28 percent of money sent from abroad is saved, says NRB report
 
Rupak D Sharma
 
How is the money sent by Nepalis working abroad used at home country?
The answer one would generally get is “in consumption” and the response seems plausible, for the Nepal Living Standards Survey (NLSS) 2010/11 conducted by the Central Bureau of Statistics (CBS) states that 79 percent of the total remittance received by each household is used for “daily consumption”.  
 
No wonder, policymakers, scholars and almost everyone says remittance income is being used for unproductive purposes, which, in turn, is fuelling imports, widening the country’s trade deficit.
 
This narrative—that remittance is being exhausted in unproductive areas, like consumption—may soon change as Nepal Rastra Bank (NRB) is coming up with a report which says only 25 percent of money sent by Nepalis working abroad is used for consumption, while 28 percent is saved. The caveat, however, is that NRB survey was conducted among 320 households in 16 districts, whereas NLSS was carried out in 7,020 households across the country.
 
“The sample size of the survey conducted by NRB may be small, but the findings are striking. It is probably time the CBS conducted a fresh survey on usage of remittance, as the data in circulation seem outdated,” a senior NRB official told the Post.
 
CBS Director General Suman Raj Aryal, on the other hand, declined to comment on the issue, saying he “is yet to go through the report” “I’ll read it (the report) first and see what needs to be done,” he said.

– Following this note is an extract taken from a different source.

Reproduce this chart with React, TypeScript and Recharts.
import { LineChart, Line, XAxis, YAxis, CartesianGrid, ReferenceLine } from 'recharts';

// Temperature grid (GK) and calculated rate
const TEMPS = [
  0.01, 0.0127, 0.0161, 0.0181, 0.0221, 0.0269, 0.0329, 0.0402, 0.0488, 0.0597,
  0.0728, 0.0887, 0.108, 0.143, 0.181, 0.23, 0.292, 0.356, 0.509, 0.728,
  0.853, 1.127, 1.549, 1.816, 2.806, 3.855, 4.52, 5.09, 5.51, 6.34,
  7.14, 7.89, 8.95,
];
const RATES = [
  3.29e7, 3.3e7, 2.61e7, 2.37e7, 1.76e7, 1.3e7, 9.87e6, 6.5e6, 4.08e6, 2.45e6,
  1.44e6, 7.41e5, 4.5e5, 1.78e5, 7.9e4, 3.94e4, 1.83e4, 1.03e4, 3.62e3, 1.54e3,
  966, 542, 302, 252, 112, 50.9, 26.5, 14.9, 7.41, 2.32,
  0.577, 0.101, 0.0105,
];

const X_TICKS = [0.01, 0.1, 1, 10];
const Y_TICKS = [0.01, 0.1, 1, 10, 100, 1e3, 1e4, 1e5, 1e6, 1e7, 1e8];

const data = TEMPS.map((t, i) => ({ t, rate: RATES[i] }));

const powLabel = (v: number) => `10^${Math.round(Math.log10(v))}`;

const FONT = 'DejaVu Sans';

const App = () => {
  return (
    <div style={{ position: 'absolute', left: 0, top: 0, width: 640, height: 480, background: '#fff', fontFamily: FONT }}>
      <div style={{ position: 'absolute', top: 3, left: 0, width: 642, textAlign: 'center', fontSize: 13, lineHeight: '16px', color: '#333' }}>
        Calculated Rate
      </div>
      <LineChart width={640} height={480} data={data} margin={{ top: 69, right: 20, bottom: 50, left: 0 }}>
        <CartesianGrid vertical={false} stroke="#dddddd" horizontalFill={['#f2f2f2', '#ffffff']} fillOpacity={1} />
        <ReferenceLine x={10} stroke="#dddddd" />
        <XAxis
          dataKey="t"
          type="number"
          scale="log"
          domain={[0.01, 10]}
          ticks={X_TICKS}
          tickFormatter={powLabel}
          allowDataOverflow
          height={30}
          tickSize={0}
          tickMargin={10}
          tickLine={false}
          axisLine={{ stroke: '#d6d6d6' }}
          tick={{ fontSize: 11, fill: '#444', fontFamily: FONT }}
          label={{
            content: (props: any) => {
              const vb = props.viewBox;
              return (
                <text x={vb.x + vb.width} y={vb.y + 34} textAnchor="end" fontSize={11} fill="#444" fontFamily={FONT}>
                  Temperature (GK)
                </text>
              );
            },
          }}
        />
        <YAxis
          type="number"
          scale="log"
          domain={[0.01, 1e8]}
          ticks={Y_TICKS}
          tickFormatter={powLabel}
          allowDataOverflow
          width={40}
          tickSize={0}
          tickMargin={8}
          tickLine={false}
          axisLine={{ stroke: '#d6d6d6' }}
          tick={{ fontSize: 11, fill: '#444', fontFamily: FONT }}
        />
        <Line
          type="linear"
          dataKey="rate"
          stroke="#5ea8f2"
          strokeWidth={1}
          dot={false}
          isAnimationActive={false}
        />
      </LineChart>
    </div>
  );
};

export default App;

The central bank report which is yet to be finalised states that each Nepali working abroad sends home an average of Rs 500,000 per year. This amount is six times more than per capita income of Nepalis, which stood at Rs 80,921 in the last fiscal year.
 
Of the amount sent home by overseas migrants, 28 percent is converted into savings, says the report. This means family members of each overseas migrant worker, on an average, save Rs 140,000 a year.
 
NRB believes that a big chunk of remittance income is being saved by households because of discrepancy in figures on gross domestic savings and gross national savings. Nepal’s gross domestic savings as percentage of gross domestic product (GDP) stood at 5.26 percent in the last fiscal year. This means 94.74 percent of goods and services produced in the country in 2015-16 were consumed.
 
In contrast, the country’s gross national savings stood at 42.95 percent of the GDP in the last fiscal year, which is one of the highest in the world. Nepal’s gross national savings is high because this macroeconomic indicator—unlike gross domestic savings—also takes remittance and foreign grants into account.
 
“The discrepancy between gross domestic savings and gross national savings indicates not all money sent home by Nepalis working abroad is used for consumption as stated by the NLSS,” said the NRB official who did not want to be named.
 
While conversion of bigger chunk of remittance income into savings may come as good news, what is worrying, as per the NRB report, is the tendency of families dependent on remittance to stay idle.
 
“This trend may give rise to economically inactive population,” said the NRB official. An economically inactive population includes people who do not want a job or those who are not looking for one or cannot make themselves available even if they find a work.